═══ RECORDS TO PROCESS ═══

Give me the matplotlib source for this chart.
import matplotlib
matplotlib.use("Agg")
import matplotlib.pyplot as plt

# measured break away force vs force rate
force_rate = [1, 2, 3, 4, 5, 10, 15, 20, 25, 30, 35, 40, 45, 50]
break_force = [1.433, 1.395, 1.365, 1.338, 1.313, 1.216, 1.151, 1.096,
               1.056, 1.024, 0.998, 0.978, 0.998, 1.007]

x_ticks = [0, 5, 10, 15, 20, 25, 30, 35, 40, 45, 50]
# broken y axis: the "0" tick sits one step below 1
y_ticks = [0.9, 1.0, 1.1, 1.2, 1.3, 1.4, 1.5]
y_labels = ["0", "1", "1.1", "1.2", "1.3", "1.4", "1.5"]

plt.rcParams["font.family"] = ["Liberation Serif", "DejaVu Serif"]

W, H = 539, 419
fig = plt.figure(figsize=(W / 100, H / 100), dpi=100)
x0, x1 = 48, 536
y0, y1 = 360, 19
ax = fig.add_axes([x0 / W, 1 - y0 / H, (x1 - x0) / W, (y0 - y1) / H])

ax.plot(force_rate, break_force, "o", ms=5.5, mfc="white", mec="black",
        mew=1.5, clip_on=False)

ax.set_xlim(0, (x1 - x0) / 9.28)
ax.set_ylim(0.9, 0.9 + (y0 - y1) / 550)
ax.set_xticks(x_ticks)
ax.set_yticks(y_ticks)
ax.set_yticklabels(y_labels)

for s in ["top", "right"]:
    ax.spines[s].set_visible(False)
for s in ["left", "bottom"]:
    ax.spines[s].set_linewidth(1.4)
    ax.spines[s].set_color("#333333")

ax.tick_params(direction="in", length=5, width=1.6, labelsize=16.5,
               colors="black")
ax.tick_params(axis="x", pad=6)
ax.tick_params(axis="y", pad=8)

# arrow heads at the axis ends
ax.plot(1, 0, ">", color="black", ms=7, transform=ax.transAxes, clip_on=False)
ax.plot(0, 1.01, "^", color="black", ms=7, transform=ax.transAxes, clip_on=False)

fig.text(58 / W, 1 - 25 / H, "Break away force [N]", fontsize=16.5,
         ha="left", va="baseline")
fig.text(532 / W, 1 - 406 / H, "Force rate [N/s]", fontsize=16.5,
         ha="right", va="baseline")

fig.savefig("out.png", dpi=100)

═══
═══ RECORDS TO PROCESS ═══

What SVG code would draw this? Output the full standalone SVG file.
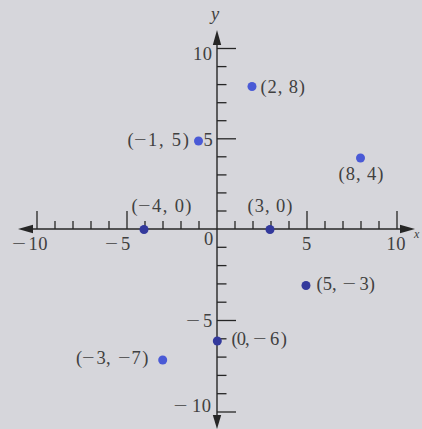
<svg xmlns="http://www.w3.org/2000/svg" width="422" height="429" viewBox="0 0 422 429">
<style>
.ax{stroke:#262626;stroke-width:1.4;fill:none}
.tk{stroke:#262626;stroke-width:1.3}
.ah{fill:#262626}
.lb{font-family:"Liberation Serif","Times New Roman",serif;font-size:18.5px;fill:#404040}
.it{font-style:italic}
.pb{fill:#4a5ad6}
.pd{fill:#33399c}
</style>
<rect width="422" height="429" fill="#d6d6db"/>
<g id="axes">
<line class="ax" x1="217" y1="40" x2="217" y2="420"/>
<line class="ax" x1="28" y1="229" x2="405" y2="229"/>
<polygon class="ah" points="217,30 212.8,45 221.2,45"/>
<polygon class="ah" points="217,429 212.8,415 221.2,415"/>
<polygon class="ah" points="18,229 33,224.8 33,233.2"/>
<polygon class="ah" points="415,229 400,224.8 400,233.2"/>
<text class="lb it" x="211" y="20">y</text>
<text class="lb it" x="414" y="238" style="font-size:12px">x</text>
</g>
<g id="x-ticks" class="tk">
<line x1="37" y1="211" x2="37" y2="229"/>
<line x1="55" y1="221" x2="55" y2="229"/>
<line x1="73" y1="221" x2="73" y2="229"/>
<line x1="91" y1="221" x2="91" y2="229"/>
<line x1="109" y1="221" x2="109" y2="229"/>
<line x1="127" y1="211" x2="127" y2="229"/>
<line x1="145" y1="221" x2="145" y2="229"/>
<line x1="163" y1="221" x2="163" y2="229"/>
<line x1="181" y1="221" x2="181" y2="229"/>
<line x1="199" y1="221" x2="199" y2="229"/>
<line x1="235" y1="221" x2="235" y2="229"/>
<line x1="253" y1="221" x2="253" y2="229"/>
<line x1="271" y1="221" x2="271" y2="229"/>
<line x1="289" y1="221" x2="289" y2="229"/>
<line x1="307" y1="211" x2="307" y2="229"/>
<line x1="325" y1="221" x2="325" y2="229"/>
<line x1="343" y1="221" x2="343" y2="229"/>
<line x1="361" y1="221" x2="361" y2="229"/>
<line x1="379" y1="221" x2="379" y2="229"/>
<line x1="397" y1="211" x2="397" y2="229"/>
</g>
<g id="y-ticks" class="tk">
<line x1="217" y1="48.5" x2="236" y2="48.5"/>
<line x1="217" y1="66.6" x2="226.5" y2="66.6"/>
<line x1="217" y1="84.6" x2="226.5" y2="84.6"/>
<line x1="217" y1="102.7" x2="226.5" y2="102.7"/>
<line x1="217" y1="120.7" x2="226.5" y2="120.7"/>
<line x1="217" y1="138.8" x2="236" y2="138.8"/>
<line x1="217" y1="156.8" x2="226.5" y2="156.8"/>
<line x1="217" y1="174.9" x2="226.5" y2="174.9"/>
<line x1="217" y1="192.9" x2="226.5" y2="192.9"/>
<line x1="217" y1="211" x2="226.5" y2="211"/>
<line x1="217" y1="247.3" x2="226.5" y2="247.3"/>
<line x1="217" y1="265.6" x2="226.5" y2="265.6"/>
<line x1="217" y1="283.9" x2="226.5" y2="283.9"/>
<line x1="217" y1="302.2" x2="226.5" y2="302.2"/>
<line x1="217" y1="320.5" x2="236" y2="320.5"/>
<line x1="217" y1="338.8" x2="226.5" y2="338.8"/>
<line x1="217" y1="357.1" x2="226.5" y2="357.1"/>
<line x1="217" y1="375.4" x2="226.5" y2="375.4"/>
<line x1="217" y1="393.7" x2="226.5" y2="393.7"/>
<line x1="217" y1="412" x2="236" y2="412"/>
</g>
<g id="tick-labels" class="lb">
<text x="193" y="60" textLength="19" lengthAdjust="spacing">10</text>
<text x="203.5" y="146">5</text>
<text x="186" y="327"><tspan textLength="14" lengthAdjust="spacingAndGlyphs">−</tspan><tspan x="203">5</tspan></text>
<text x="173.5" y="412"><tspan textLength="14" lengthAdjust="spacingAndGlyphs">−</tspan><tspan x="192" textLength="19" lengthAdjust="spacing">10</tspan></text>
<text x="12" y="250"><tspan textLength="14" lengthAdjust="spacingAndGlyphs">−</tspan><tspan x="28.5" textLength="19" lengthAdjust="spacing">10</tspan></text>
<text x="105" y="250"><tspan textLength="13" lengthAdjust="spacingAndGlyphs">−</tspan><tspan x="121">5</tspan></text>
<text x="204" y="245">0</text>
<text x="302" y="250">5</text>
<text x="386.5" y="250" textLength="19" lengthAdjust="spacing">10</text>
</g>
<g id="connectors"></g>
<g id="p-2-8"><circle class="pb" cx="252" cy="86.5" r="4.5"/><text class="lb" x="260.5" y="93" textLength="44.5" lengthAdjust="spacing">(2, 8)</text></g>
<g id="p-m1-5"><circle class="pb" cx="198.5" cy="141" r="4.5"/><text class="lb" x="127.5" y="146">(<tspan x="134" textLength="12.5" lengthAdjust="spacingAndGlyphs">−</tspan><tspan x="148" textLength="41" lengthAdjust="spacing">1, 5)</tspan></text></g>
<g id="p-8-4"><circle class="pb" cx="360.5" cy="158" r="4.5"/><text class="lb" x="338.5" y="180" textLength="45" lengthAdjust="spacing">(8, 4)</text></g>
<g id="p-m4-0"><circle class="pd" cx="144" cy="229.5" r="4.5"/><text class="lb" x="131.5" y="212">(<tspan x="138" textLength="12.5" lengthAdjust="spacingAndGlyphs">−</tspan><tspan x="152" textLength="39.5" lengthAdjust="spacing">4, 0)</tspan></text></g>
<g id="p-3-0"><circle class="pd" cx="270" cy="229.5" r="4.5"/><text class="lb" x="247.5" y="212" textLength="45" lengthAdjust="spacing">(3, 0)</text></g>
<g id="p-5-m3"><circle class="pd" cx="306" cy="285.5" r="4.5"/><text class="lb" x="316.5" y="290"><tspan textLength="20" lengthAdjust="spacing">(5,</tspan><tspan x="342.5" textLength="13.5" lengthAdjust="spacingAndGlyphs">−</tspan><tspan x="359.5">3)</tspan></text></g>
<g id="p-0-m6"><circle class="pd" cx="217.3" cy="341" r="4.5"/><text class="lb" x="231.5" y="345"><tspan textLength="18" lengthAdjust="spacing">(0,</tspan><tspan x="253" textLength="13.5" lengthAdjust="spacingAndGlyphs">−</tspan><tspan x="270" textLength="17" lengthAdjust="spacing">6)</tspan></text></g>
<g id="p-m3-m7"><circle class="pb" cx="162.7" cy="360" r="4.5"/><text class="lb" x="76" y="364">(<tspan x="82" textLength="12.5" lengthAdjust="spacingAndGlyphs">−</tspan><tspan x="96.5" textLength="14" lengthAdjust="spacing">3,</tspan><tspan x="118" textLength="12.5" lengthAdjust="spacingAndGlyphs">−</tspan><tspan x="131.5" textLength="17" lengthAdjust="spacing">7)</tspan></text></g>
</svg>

═══

== REQUIREMENT ==
Pull out every line in the material above where "matplotlib" occurs.

== EXERCISE SOLUTION ==
Give me the matplotlib source for this chart.
import matplotlib
matplotlib.use("Agg")
import matplotlib.pyplot as plt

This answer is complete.